### Given problem
Copy out the data below from the line containing "Recreate this image" to the line containing "two_va = [738, 128, 307]", both lines included, with all images left out.
───── Stored rows ─────
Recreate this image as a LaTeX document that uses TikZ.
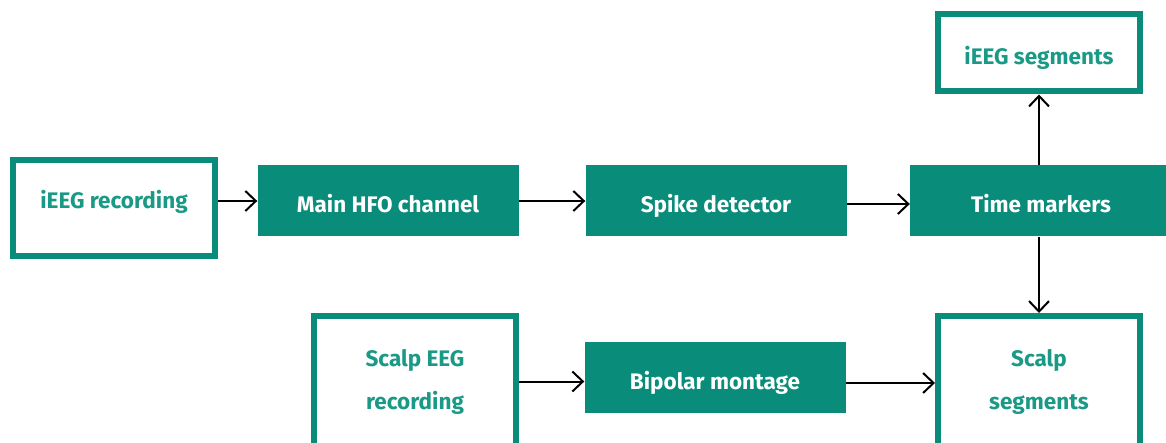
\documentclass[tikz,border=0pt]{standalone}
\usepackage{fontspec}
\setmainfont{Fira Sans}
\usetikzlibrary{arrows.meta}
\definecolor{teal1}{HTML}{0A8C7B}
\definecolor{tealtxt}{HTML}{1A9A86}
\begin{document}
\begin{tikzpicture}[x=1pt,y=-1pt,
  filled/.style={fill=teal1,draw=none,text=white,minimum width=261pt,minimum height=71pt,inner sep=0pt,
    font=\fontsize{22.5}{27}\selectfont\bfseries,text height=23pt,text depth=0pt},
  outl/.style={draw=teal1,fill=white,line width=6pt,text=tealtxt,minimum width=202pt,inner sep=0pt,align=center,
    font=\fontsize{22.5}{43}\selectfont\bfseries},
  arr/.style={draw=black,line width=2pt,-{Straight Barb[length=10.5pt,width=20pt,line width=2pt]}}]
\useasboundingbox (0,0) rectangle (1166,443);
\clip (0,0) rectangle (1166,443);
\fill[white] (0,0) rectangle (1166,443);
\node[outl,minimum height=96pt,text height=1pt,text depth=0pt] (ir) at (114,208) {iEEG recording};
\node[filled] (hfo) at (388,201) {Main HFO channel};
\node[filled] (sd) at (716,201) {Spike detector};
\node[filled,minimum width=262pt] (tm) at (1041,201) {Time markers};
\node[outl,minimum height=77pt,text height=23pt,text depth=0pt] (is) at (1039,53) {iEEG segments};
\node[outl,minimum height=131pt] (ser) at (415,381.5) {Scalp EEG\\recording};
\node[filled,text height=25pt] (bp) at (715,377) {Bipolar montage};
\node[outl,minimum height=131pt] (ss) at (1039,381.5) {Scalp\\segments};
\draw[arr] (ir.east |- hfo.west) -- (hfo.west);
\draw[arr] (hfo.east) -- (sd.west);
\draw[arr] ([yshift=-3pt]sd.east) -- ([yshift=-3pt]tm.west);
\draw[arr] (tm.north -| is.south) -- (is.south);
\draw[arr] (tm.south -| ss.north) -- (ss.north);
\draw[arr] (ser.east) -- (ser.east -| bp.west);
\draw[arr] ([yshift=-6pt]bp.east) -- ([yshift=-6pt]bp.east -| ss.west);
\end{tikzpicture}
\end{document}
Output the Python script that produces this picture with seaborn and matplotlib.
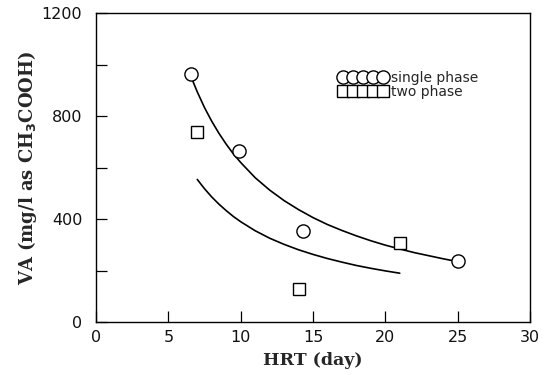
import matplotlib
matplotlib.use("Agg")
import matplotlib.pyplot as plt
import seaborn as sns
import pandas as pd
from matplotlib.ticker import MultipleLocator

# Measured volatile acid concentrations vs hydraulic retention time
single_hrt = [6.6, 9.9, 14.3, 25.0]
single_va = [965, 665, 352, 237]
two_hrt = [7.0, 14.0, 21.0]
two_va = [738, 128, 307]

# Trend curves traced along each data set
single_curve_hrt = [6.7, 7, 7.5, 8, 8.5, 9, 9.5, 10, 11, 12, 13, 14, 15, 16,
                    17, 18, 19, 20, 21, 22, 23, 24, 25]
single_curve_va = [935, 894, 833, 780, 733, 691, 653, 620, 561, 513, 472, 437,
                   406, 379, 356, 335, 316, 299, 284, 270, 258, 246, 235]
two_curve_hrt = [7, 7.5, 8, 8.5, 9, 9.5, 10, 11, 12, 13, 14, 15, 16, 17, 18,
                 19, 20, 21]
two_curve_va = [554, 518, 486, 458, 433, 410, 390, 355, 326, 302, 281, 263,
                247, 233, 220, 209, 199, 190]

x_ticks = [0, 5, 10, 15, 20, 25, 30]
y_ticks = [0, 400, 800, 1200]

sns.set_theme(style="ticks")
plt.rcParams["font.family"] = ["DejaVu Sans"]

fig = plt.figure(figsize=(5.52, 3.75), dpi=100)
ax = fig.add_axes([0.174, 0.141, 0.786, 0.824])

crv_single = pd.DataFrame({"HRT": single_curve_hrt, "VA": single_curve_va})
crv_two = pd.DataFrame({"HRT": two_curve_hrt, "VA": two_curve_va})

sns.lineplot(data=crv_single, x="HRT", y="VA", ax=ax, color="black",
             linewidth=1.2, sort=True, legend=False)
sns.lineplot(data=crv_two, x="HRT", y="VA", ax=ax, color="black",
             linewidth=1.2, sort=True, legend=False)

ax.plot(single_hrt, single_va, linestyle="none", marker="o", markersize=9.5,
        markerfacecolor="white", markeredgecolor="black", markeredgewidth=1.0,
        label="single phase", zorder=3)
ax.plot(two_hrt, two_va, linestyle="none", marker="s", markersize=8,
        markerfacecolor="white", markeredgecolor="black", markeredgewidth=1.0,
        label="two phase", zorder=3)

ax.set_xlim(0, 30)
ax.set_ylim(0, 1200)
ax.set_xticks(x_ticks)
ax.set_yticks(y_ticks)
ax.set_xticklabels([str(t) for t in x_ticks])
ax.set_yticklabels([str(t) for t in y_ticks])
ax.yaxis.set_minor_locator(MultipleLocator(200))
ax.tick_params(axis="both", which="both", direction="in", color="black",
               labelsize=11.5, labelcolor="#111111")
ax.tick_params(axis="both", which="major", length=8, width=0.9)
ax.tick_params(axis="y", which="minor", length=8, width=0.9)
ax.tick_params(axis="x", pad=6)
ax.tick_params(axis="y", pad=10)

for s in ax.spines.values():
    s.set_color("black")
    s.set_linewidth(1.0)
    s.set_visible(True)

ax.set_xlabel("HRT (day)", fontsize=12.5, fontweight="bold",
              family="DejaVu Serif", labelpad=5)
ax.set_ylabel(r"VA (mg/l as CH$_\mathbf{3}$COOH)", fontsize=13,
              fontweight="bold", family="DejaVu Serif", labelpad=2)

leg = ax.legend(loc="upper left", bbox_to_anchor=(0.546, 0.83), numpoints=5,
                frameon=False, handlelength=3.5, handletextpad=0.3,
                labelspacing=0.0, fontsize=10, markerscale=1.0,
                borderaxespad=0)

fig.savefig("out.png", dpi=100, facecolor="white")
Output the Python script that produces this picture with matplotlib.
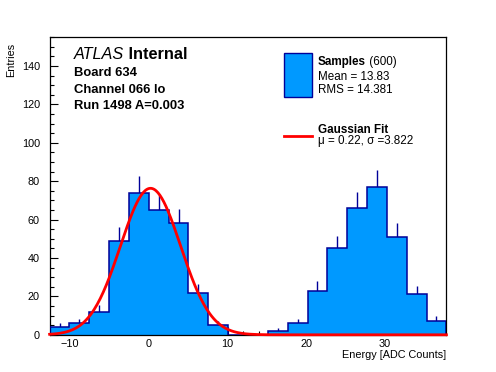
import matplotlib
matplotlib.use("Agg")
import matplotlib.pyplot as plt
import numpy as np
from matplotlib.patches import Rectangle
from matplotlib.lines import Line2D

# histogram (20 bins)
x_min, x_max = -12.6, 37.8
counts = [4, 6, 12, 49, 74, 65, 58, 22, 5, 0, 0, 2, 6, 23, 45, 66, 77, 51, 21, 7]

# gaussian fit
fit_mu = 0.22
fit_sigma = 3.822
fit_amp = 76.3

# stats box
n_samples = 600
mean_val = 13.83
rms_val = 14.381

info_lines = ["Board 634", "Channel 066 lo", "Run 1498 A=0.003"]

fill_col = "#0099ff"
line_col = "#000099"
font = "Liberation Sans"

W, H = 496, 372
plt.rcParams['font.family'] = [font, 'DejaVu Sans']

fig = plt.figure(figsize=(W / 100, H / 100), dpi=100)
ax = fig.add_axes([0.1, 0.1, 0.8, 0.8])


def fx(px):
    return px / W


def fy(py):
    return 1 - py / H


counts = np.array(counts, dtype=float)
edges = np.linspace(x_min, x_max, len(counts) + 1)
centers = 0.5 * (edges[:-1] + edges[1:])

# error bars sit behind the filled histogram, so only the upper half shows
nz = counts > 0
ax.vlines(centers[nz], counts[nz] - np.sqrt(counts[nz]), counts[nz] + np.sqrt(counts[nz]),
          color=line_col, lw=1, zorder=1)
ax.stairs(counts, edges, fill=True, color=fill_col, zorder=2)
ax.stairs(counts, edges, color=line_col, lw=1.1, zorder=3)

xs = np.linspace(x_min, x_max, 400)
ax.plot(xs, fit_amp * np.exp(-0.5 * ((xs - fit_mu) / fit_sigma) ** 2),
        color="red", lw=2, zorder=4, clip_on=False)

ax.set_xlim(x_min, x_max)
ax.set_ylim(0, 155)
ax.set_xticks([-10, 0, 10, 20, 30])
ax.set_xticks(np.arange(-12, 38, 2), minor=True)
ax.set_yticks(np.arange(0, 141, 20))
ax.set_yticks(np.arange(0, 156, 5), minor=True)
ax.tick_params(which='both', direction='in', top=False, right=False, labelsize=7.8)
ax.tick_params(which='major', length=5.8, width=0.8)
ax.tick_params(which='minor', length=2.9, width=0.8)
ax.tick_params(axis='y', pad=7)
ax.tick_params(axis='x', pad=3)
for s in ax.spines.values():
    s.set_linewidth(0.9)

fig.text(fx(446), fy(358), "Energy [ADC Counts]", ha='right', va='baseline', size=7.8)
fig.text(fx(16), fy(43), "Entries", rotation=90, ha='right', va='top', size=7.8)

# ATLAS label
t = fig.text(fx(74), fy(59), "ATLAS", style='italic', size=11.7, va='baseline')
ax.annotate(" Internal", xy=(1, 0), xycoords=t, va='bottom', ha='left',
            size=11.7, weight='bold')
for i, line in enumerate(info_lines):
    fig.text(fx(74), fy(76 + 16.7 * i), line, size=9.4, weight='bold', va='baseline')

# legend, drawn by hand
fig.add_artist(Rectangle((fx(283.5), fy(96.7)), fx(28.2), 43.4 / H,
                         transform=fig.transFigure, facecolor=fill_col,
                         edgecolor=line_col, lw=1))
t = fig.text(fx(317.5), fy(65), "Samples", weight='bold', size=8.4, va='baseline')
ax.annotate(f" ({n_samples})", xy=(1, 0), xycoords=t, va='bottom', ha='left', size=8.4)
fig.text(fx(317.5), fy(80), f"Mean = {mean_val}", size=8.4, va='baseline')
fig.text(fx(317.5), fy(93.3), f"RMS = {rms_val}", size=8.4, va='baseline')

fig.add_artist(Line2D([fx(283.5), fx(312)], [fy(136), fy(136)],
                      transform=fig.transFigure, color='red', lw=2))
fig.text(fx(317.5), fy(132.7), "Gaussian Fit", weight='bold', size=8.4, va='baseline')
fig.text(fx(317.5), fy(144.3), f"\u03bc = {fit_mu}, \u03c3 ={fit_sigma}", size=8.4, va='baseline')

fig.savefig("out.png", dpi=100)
─────
───── Stored rows ─────
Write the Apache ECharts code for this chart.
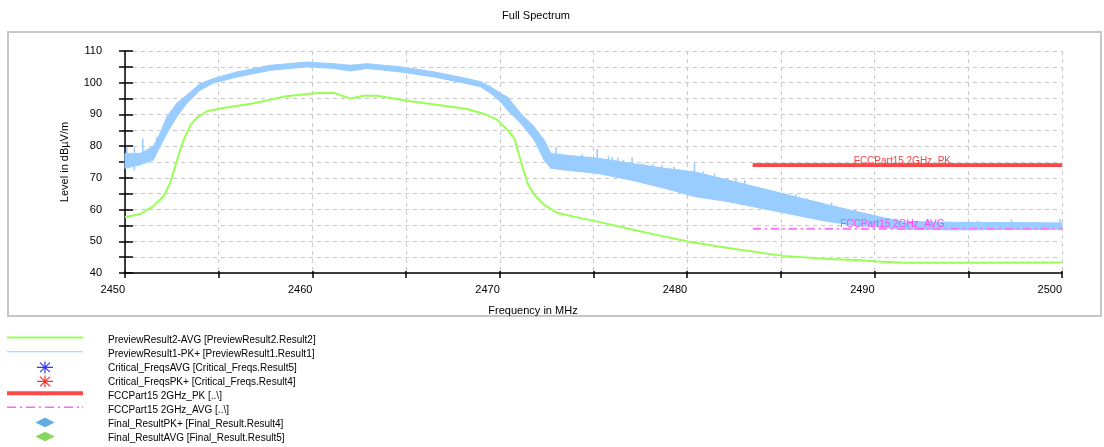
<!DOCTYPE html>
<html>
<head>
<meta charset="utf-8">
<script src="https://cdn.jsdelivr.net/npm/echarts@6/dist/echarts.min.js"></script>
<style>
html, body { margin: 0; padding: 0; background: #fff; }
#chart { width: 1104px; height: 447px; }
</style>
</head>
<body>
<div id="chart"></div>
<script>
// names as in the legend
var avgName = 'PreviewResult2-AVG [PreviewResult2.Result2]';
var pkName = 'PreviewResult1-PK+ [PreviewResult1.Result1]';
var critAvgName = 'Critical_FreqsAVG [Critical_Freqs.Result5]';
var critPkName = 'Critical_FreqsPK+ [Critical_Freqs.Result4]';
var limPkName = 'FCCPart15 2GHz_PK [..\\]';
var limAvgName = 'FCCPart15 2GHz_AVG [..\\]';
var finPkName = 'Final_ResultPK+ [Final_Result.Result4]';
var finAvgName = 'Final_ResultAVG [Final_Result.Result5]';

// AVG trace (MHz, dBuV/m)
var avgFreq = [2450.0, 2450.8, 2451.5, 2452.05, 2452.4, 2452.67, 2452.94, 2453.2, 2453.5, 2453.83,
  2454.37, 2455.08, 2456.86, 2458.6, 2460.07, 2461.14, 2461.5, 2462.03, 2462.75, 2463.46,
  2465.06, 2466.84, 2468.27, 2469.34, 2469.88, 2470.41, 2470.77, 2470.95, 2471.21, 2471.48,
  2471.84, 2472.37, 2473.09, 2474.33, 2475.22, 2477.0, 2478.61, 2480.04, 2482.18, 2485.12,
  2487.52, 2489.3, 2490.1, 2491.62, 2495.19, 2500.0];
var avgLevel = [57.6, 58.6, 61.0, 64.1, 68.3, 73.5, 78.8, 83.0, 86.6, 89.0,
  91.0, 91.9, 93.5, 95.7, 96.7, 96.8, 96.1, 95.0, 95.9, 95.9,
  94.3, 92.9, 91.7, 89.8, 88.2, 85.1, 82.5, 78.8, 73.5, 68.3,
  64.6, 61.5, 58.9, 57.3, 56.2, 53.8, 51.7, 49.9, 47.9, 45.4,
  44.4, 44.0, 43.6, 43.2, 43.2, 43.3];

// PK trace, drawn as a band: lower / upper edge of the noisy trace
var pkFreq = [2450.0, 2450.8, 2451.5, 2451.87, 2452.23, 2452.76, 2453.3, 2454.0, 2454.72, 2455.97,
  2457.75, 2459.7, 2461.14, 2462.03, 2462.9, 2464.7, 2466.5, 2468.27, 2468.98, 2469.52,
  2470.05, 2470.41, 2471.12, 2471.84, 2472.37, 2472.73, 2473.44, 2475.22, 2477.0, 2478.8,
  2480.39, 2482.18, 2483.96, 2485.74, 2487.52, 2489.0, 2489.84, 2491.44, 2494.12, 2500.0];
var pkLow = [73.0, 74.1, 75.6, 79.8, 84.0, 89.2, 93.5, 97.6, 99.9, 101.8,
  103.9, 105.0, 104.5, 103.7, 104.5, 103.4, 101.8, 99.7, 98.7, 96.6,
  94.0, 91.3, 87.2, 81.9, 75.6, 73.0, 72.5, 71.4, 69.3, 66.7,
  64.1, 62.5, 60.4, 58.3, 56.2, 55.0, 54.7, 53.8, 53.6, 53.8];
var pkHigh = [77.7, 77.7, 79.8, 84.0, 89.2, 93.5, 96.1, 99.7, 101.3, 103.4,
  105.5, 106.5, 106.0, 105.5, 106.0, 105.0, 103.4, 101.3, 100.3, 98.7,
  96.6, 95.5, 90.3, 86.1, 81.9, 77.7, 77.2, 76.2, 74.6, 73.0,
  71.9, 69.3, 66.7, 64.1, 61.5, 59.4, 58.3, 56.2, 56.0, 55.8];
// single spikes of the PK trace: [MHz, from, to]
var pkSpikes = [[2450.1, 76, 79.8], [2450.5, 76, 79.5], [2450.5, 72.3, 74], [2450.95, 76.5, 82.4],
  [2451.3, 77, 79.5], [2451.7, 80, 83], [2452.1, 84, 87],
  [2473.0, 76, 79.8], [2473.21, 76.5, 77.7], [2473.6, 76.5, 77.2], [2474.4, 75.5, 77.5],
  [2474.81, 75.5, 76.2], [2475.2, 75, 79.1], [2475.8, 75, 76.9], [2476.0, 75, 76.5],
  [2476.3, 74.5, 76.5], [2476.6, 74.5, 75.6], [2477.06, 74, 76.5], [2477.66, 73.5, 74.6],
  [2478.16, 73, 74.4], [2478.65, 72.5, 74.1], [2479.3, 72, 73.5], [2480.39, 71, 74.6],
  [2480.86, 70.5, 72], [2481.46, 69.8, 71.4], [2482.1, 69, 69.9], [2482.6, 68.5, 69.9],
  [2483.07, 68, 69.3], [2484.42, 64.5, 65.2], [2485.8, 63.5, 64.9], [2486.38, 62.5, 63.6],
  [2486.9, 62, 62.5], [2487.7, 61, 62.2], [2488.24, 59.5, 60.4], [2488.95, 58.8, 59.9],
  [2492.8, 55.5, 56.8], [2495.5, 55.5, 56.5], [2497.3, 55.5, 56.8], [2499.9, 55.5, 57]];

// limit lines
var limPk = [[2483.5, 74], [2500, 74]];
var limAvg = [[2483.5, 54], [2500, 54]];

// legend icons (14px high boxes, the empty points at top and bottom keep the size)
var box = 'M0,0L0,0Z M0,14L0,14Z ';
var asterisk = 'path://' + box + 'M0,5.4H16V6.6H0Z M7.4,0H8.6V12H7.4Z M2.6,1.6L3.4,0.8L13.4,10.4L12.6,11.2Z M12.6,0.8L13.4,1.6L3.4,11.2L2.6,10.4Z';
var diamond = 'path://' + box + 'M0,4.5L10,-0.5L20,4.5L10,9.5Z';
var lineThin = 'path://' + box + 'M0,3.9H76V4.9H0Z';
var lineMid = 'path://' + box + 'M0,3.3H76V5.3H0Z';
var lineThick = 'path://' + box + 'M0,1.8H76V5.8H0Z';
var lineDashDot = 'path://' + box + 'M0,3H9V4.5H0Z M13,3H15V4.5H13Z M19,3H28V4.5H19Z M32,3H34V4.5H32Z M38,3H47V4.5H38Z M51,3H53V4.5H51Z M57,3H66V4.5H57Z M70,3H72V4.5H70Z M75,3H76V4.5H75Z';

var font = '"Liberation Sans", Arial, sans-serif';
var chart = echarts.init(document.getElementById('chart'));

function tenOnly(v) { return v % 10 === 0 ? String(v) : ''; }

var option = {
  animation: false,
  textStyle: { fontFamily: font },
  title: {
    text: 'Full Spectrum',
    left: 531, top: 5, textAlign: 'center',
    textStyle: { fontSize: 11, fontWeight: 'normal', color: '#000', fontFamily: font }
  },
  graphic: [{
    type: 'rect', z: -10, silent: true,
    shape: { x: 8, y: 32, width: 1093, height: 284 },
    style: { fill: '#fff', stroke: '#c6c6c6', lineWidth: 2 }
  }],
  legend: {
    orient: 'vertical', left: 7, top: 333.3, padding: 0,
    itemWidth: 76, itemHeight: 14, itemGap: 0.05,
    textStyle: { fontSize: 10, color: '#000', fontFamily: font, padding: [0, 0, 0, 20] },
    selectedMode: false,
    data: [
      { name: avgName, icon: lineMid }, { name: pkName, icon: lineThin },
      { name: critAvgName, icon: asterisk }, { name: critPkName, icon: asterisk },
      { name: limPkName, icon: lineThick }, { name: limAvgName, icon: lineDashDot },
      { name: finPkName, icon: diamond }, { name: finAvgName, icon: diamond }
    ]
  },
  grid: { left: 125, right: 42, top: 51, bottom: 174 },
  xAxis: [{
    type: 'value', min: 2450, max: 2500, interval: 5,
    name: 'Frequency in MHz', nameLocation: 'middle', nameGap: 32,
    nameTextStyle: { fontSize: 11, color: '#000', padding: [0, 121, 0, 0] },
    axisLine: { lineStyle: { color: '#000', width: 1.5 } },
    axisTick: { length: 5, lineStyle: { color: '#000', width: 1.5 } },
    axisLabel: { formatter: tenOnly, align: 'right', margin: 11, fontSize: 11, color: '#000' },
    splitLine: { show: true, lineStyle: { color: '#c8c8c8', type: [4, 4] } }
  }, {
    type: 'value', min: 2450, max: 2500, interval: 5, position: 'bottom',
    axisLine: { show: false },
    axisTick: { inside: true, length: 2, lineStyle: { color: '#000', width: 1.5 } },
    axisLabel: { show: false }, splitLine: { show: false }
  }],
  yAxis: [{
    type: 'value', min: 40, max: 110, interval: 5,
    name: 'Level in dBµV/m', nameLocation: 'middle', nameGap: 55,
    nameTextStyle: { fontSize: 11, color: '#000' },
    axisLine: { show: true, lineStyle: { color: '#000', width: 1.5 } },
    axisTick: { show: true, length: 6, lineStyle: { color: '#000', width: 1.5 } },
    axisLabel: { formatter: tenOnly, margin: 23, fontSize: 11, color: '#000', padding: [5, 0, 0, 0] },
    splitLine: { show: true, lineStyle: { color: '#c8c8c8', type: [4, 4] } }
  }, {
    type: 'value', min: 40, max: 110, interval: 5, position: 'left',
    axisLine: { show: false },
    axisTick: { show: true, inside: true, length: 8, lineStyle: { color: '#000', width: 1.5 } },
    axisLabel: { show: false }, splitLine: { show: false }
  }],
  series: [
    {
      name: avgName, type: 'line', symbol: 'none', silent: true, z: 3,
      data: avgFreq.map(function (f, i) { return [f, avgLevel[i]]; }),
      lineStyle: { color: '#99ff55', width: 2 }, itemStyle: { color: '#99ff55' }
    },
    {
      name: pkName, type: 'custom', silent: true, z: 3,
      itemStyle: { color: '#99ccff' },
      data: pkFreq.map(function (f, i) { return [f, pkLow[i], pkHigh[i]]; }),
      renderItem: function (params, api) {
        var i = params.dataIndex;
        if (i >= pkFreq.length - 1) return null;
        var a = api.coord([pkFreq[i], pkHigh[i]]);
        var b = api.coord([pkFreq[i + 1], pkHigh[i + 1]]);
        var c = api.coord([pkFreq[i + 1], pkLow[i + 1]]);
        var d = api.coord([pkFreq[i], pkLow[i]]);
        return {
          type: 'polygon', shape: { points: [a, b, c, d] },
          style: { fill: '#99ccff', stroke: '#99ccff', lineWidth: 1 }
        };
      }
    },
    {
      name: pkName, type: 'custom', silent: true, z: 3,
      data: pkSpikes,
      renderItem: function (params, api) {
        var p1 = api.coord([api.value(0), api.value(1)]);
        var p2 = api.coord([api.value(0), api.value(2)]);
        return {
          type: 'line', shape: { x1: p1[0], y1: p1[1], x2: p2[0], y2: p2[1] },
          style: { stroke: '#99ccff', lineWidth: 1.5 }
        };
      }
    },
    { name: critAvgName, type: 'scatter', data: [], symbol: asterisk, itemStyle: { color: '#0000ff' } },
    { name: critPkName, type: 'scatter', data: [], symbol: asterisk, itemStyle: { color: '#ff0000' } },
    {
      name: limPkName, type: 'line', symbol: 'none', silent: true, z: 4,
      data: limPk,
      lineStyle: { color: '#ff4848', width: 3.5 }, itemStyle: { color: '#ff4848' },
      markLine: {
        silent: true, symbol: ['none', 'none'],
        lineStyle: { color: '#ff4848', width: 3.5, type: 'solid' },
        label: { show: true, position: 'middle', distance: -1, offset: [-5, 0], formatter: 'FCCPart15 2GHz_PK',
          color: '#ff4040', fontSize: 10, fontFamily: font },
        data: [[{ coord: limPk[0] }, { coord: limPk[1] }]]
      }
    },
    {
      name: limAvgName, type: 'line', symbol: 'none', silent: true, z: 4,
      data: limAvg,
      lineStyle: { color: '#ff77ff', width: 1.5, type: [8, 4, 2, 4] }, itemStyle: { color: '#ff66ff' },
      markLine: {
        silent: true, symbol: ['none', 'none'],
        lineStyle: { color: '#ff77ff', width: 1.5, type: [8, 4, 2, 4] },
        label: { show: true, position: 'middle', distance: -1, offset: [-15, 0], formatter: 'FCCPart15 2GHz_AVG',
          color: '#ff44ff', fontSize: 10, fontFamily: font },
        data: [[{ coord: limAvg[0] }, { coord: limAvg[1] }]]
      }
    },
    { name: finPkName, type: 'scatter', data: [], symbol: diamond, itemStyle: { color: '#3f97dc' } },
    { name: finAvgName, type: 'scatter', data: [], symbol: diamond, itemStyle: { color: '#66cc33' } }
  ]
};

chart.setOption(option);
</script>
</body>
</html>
─────
### Answer to this task
Recreate this image as a LaTeX document that uses TikZ.
\documentclass[tikz,border=0pt]{standalone}
\usepackage{fontspec}
\setmainfont{Fira Sans}
\usetikzlibrary{arrows.meta}
\definecolor{teal1}{HTML}{0A8C7B}
\definecolor{tealtxt}{HTML}{1A9A86}
\begin{document}
\begin{tikzpicture}[x=1pt,y=-1pt,
  filled/.style={fill=teal1,draw=none,text=white,minimum width=261pt,minimum height=71pt,inner sep=0pt,
    font=\fontsize{22.5}{27}\selectfont\bfseries,text height=23pt,text depth=0pt},
  outl/.style={draw=teal1,fill=white,line width=6pt,text=tealtxt,minimum width=202pt,inner sep=0pt,align=center,
    font=\fontsize{22.5}{43}\selectfont\bfseries},
  arr/.style={draw=black,line width=2pt,-{Straight Barb[length=10.5pt,width=20pt,line width=2pt]}}]
\useasboundingbox (0,0) rectangle (1166,443);
\clip (0,0) rectangle (1166,443);
\fill[white] (0,0) rectangle (1166,443);
\node[outl,minimum height=96pt,text height=1pt,text depth=0pt] (ir) at (114,208) {iEEG recording};
\node[filled] (hfo) at (388,201) {Main HFO channel};
\node[filled] (sd) at (716,201) {Spike detector};
\node[filled,minimum width=262pt] (tm) at (1041,201) {Time markers};
\node[outl,minimum height=77pt,text height=23pt,text depth=0pt] (is) at (1039,53) {iEEG segments};
\node[outl,minimum height=131pt] (ser) at (415,381.5) {Scalp EEG\\recording};
\node[filled,text height=25pt] (bp) at (715,377) {Bipolar montage};
\node[outl,minimum height=131pt] (ss) at (1039,381.5) {Scalp\\segments};
\draw[arr] (ir.east |- hfo.west) -- (hfo.west);
\draw[arr] (hfo.east) -- (sd.west);
\draw[arr] ([yshift=-3pt]sd.east) -- ([yshift=-3pt]tm.west);
\draw[arr] (tm.north -| is.south) -- (is.south);
\draw[arr] (tm.south -| ss.north) -- (ss.north);
\draw[arr] (ser.east) -- (ser.east -| bp.west);
\draw[arr] ([yshift=-6pt]bp.east) -- ([yshift=-6pt]bp.east -| ss.west);
\end{tikzpicture}
\end{document}
Output the Python script that produces this picture with seaborn and matplotlib.
import matplotlib
matplotlib.use("Agg")
import matplotlib.pyplot as plt
import seaborn as sns
import pandas as pd
from matplotlib.ticker import MultipleLocator

# Measured volatile acid concentrations vs hydraulic retention time
single_hrt = [6.6, 9.9, 14.3, 25.0]
single_va = [965, 665, 352, 237]
two_hrt = [7.0, 14.0, 21.0]
two_va = [738, 128, 307]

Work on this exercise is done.